From 1965 on it decided upon a different type of vessel for its replacement program. The dawn of the container age was starting to break upon a shipping world that still could not rid itself of the obsolete passenger liners. But the majority of the company‘s business was in South America and Africa–areas that, because of their rudimentary transport and port systems, placed containers at least 10 and probably 20 years into the future. Thus MM needed a highly versatile vessel that could readily adapt to general cargo, containers, and Roll on/Roll off vehicles (Ro/Ro), without forgetting special defense measures particularly important in the Vietnam War period. The unique design MM created provided for false decks and the closing or opening of special hatches so that the vessel could increase its capacity of either container or Roll on/Roll off vehicles. The ships were quite well suited to the African and South American trades, but when MM launched the first regular container route to Europe in February 1966 (two months before Malcom McLean’s Sea-Land) the higher cargo-handling expenses in European ports used almost all of the profits. The ports in Europe soon installed facilities to handle containers economically, and the European lines ordered full containerships, the smallest of which had twice the container capacity of MM‘s vessels.

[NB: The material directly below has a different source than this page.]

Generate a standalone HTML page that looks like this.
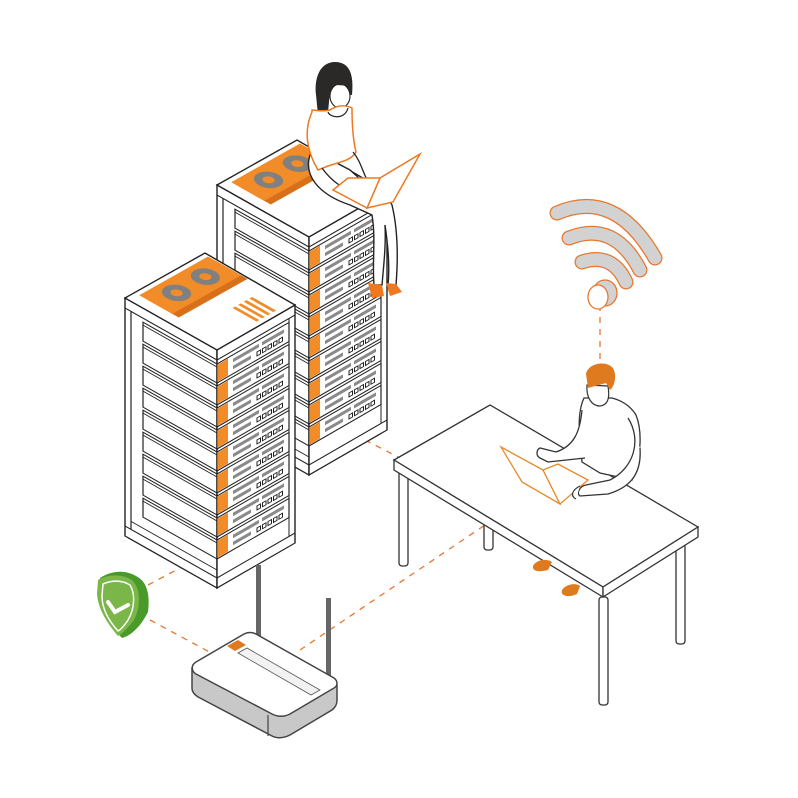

This put Moore-McCormack into difficulties. In 1966 it sold its Straits of Magellan service to Grace Line. Then in 1970 the company abandoned the North Atlantic service, and even after selling the four vessels to American Export, it still suffered a $17 million loss in 1970. The company was on the verge of collapse, but in 1972 the sale of its two passenger liners, Argentina and Brasil (laid up since 1969), for cruise purposes to Holland-America brought a much-needed cash infusion that allowed the company to revive. Since February 1971, the company had been under the leadership of a new president, James R. Barker, who had learned well the lesson of other steamship companies–that corporate survival depended upon diversification away from the highly risky and volatile shipping business. Diversification began in 1964, but Barker made it his primary goal. He sold 20 overage vessels from the fleet, and kept only the most modern and efficient ships running on the South American and African services. As a result he invested in the natural resources field. The biggest acquisition was Pickands, Mather, and Company in April 1973, a supplier of raw materials for the steel industry. Pickands, Mather, and Company owned and operated iron ore and coal mines, as well as all supporting facilities, including Interlake Steamship Company, a Great Lakes fleet of bulk cargo ships.
However he took his eye off the ball and concentrated too much on diversifying into the energy industry and neglected the shipping operations. Eventually the energy investments began to fail. The losses of the Moore-McCormack began to pile up from 1981, and Barker desperately sought to sell off assets while buyers could still be found for the rapidly collapsing energy ventures. At this moment Malcom McLean appeared, now the proud owner of United States Lines, who was preparing to establish a worldwide transportation network. As the populariser of container services, McLean was judged the ideal person to handle the transition to containers in the African and South American routes; after quick discussion, McLean purchased the fleet and routes of Moore-McCormack in December 1982. United States Lines then bought Delta Lines from Crowley Maritime (who had acquired the company in 1982) in 1985. However United States Lines filed for bankruptcy in 1986, due to financial difficulties caused by too rapid expansion. The service was gradually phased out between 1986 and 1989 and the company was formally liquidated in 1992.